Today I got an email from my good friend Cassandra Forsythe. Cass is brilliant so anything she sends my way I take very seriously, and this email was no exception.
She forwarded to me a newsletter from the Metabolism Society (yes, we are geeks) about a new documentary being made called “In Search of the Perfect Human Diet.” It looks absolutely fascinating. Here is an excerpt from the newsletter:
“The film is an unprecedented global exploration for the solution to the epidemic of overweight and obesity, rapidly becoming the #1 killer in America. What I’d like to do is tell you a bit about why we’re making this film, how it began for me, and the “behind the scenes” moment that occurred over and over again taking us places we never expected. These unexpected developments have made the search for the “perfect human diet” an incredibly fascinating treasure hunt, one that will be a real eye opener for audiences everywhere.
At this moment in history we are losing the war with obesity, and losing badly.
Between 300- 400,000 American’s die every year from complications related to diet and obesity. Sadly, this crisis is not ours alone. The World Health Organization (WHO) projects that by 2015, 700 million adults will be obese worldwide.

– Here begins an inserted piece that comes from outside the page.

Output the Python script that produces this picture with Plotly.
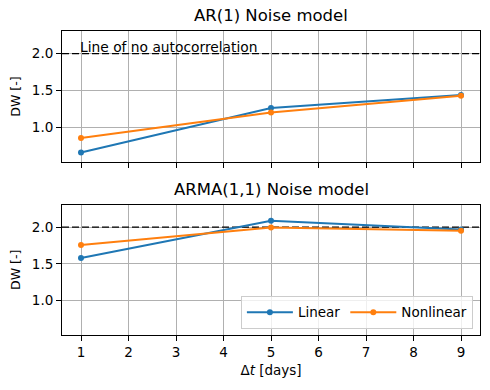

As independent journalist-filmmakers looking for buried treasure, we had to go where others in our profession had not. If we were to genuinely dig to find the answers, the place to explore was outside of the present dietetic groupthink. So in the summer of 2006, it began. Over the last several years we filmed interviews with many of the world’s top scientists, authors, clinicians and researchers in archaeological science and medicine, paleo and forensic anthropology, nutrition and metabolism, and the emerging field of “human dietary evolution.” And what we’ve found are not new scientific theories and speculation- but definitive, scientific, fact-based answers; answers that, if taken advantage of, could solve our weight epidemic.

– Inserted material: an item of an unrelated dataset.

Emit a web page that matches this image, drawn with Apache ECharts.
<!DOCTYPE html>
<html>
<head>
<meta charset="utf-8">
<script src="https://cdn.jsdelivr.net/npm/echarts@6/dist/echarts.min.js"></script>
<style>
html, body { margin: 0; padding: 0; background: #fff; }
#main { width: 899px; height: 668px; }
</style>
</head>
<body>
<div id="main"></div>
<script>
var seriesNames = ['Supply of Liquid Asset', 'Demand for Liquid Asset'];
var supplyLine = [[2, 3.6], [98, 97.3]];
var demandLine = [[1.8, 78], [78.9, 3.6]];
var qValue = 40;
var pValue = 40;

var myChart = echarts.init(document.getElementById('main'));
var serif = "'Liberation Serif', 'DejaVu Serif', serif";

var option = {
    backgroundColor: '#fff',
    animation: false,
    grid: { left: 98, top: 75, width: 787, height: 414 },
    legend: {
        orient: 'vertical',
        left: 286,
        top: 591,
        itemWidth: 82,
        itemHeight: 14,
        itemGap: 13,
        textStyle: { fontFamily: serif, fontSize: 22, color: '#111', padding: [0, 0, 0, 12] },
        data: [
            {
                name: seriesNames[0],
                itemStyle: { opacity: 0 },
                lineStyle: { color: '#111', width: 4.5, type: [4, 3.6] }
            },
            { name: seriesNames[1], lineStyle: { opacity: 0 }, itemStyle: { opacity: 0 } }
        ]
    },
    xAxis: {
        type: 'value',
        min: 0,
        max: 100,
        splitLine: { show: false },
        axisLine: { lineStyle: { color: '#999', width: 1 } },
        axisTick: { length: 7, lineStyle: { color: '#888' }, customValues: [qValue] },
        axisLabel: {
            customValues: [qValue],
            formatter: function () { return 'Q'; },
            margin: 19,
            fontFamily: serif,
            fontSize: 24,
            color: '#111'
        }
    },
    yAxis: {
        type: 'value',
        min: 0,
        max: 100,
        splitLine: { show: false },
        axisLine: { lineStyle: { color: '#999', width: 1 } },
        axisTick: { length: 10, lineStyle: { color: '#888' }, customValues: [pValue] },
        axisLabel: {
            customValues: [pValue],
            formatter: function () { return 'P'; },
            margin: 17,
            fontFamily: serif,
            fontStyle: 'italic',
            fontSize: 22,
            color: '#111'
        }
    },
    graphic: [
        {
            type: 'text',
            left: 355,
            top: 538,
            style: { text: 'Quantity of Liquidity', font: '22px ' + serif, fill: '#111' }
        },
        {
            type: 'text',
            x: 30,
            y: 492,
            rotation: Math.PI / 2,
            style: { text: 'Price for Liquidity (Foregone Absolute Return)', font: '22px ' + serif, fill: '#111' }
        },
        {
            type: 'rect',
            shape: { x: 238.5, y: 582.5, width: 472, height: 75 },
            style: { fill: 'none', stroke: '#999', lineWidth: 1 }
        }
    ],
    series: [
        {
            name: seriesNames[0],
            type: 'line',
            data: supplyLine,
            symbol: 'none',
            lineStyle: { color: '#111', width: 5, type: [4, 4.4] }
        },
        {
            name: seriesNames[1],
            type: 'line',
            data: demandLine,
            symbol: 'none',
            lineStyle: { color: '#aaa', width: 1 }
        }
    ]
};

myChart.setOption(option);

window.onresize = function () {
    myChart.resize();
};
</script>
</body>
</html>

The first interview we conducted was with Professor Loren Cordain of Colorado State University, author of “The Paleo Diet.” Professor Cordain is a leading U.S. expert in evolutionary human nutrition. At the conclusion of our time with him, he added, “You know who you should go talk to is Mike Richards at the Max Planck Institute in Leipzig, Germany…” And this kind of mention at the end of each interview is what ended up directing the course of filming. What I had in mind originally only had a few subject matter experts and authors here in the U.S. But these unexpected moments and mentions took us from excavations containing remains of Neanderthals and early modern humans in Jonzac, France, to the biomolecular anthropology analyses labs at the Max Planck Institute for Evolutionary Anthropology in Leipzig, Germany, and more. Every destination provided more groundbreaking evidence of a “perfect” human diet that can’t be ignored.
What we’ve uncovered during this journey to solve the obesity epidemic is remarkable. I don’t want to spoil the movie for anyone, but what I can tell you is this – the solutions to our epidemic of overweight and obesity lie not in focusing on reworking the USDA Food Pyramid every 5-years, but in a vast area of overlooked understanding in nutrition – evolution.

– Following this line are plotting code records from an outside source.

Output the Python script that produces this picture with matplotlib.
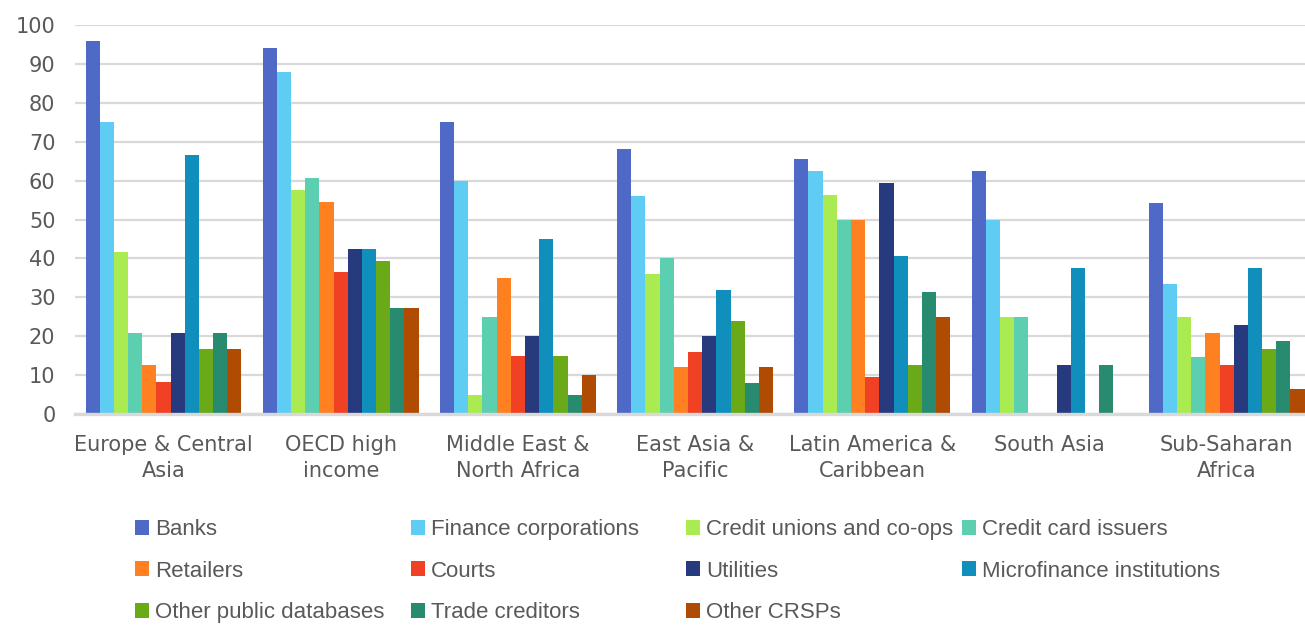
import numpy as np
import matplotlib
matplotlib.use('Agg')
from matplotlib import pyplot as plt

regions = ['Europe & Central\nAsia', 'OECD high\nincome', 'Middle East &\nNorth Africa',
           'East Asia &\nPacific', 'Latin America &\nCaribbean', 'South Asia', 'Sub-Saharan\nAfrica']

# one list per type of data provider, values per region (%)
banks = [95.8, 94.0, 75.0, 68.0, 65.6, 62.5, 54.2]
finance_corps = [75.0, 88.0, 60.0, 56.0, 62.5, 50.0, 33.3]
credit_unions = [41.7, 57.6, 5.0, 36.0, 56.3, 25.0, 25.0]
card_issuers = [20.8, 60.6, 25.0, 40.0, 50.0, 25.0, 14.6]
retailers = [12.5, 54.5, 35.0, 12.0, 50.0, 0, 20.8]
courts = [8.3, 36.4, 15.0, 16.0, 9.4, 0, 12.5]
utilities = [20.8, 42.4, 20.0, 20.0, 59.4, 12.5, 22.9]
microfinance = [66.7, 42.4, 45.0, 32.0, 40.6, 37.5, 37.5]
other_public = [16.7, 39.4, 15.0, 24.0, 12.5, 0, 16.7]
trade_creditors = [20.8, 27.3, 5.0, 8.0, 31.3, 12.5, 18.8]
other_crsps = [16.7, 27.3, 10.0, 12.0, 25.0, 0, 6.3]

series = [
    ('Banks', banks, '#4F69C6'),
    ('Finance corporations', finance_corps, '#5FCDF3'),
    ('Credit unions and co-ops', credit_unions, '#A9EB50'),
    ('Credit card issuers', card_issuers, '#5DCFB1'),
    ('Retailers', retailers, '#FF8021'),
    ('Courts', courts, '#F14124'),
    ('Utilities', utilities, '#273A7E'),
    ('Microfinance institutions', microfinance, '#118FBC'),
    ('Other public databases', other_public, '#6AA918'),
    ('Trade creditors', trade_creditors, '#288A6E'),
    ('Other CRSPs', other_crsps, '#AF4B02'),
]

grey = '#595959'
fig = plt.figure(figsize=(13.05, 6.26), dpi=100)
ax = fig.add_axes([74.9 / 1305, 212 / 626, 1 - 74.9 / 1305, 389 / 626])

x = np.arange(len(regions))
w = 0.08
bars = []
for i, (name, vals, col) in enumerate(series):
    b = ax.bar(x + (i - 5) * w, vals, w, color=col, label=name, zorder=3, linewidth=0)
    bars.append(b)

ax.set_ylim(0, 100)
ax.set_xlim(-0.5, 6.442)
ax.set_yticks(range(0, 101, 10))
ax.yaxis.grid(True, color='#d9d9d9', linewidth=1.6, zorder=0)
for s in ['left', 'right', 'top']:
    ax.spines[s].set_visible(False)
ax.spines['bottom'].set_color('#d9d9d9')
ax.spines['bottom'].set_linewidth(2.4)
ax.spines['bottom'].set_zorder(4)
ax.tick_params(axis='both', length=0, labelsize=15, labelcolor=grey)
ax.tick_params(axis='y', pad=14)
ax.tick_params(axis='x', pad=15)
ax.set_xticks(x)
ax.set_xticklabels(regions, linespacing=1.4)

# legend: 4 columns laid out as separate legends
col_x = [135, 411, 686, 962]
for c in range(4):
    idx = [c, c + 4, c + 8]
    idx = [k for k in idx if k < len(series)]
    leg = fig.legend([bars[k] for k in idx], [series[k][0] for k in idx],
                     loc='upper left', bbox_to_anchor=(col_x[c] / 1305, 1 - 519 / 626),
                     frameon=False, handlelength=0.65, handleheight=0.65, handletextpad=0.25,
                     labelspacing=0.93, borderaxespad=0, borderpad=0,
                     prop={'family': ['Liberation Sans', 'DejaVu Sans'], 'size': 16})
    for t in leg.get_texts():
        t.set_color(grey)

plt.savefig('out.png', dpi=100)
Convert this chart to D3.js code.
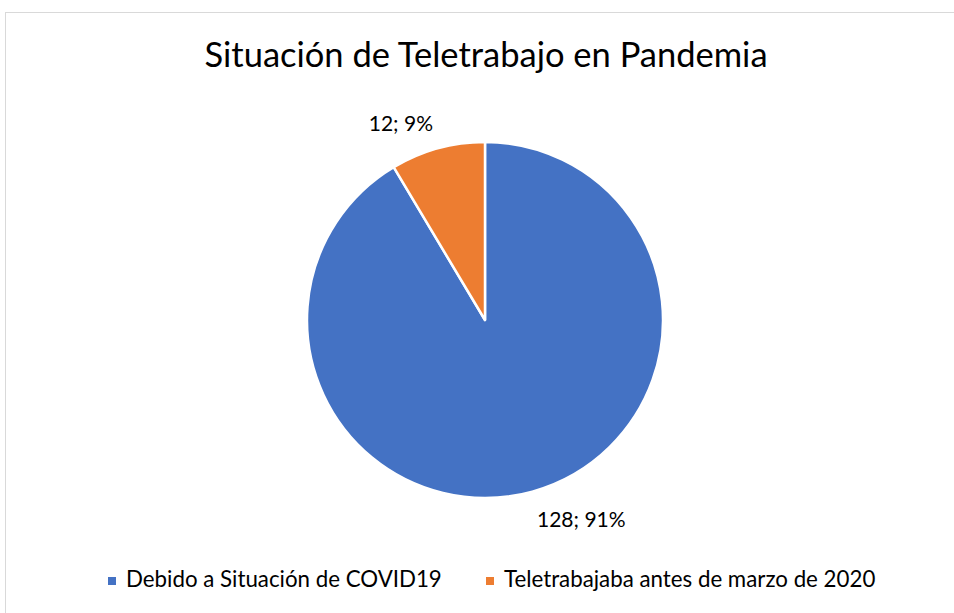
<!DOCTYPE html>
<html>
<head>
<meta charset="utf-8">
<script src="https://cdn.jsdelivr.net/npm/d3@7"></script>
<style>
body { margin: 0; background: #fff; }
text { font-family: Lato, "Open Sans", sans-serif; fill: #000; }
</style>
</head>
<body>
<svg id="chart" width="954" height="613"></svg>
<script>
var title = "Situación de Teletrabajo en Pandemia";
var categories = ["Debido a Situación de COVID19", "Teletrabajaba antes de marzo de 2020"];
var values = [128, 12];
var percents = ["91%", "9%"];
var colors = ["#4472C4", "#ED7D31"];

var svg = d3.select("#chart");
var width = +svg.attr("width");
var height = +svg.attr("height");

// chart frame (runs off right/bottom like the source image)
svg.append("rect").attr("x", 5.5).attr("y", 12.5).attr("width", width + 10).attr("height", height + 10)
    .attr("fill", "none").attr("stroke", "#d9d9d9").attr("stroke-width", 1);

svg.append("text").attr("x", 486).attr("y", 67).attr("text-anchor", "middle")
    .style("font-size", "34.5px").text(title);

var cx = 485, cy = 320, radius = 178;
var g = svg.append("g").attr("transform", "translate(" + cx + "," + cy + ")");

var pie = d3.pie().sort(null).value(function (d) { return d; });
var arcs = pie(values);
var arc = d3.arc().innerRadius(0).outerRadius(radius);

g.selectAll("path").data(arcs).enter().append("path")
    .attr("d", arc)
    .attr("fill", function (d, i) { return colors[i]; })
    .attr("stroke", "#fff").attr("stroke-width", 2.5).attr("stroke-linejoin", "round");

// outside-end labels
var labelArc = d3.arc().innerRadius(radius + 10).outerRadius(radius + 10);
g.selectAll("text.lbl").data(arcs).enter().append("text")
    .attr("class", "lbl")
    .each(function (d, i) {
        var p = labelArc.centroid(d);
        var mid = (d.startAngle + d.endAngle) / 2;
        var up = Math.cos(mid) > 0;
        d3.select(this)
            .attr("x", p[0] + (Math.sin(mid) > 0 ? 2 : -2))
            .attr("y", up ? p[1] - 8 : p[1] + 26)
            .attr("text-anchor", Math.sin(mid) > 0 ? "start" : "end");
    })
    .style("font-size", "21px")
    .text(function (d, i) { return values[i] + "; " + percents[i]; });

// legend
var legendX = [108, 486];
var legend = svg.selectAll("g.legend").data(categories).enter().append("g")
    .attr("class", "legend")
    .attr("transform", function (d, i) { return "translate(" + legendX[i] + ",577)"; });
legend.append("rect").attr("width", 8).attr("height", 8)
    .attr("fill", function (d, i) { return colors[i]; });
legend.append("text").attr("x", 18).attr("y", 10)
    .style("font-size", "22.3px").text(function (d) { return d; });
</script>
</body>
</html>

If you would like to know more about the documentary or sign up on the DVD notification list you can do that at perfecthumandiet.com. If you wish to contribute – any amount helpful in assisting in the completion of the film. For business and strategic distribution alliances, please e-mail us at firstname.lastname@example.org”
Here is a youtube video of CJ Hunt (the creator) talking about this amazing documentary.
If you watched the video you probably noticed that this documentary notes that problems started around 10,000 years ago (if you are a regular reader of my blog you might already know where this is going). What happened at this point that changed the game? My answer (without actually seeing the movie): The Agricultural Revolution. The ability to farm grains and have ready access to it changed us from hunter-gatherers to farmers. Now this had the result of creating human civilizations, science, art, culture, religion, organized warfare, basically life as we know it today, so it certainly had its benefits. The downfall is that this drastic change in dietary intake, this great increase in grain consumption, caused some severe negative metabolic effects that we are suffering from today. Granted there is more than grains that are the problem: increased sugar intake, increase refined vegetable oil intake, decrease activity levels, etc., but it all started with farming.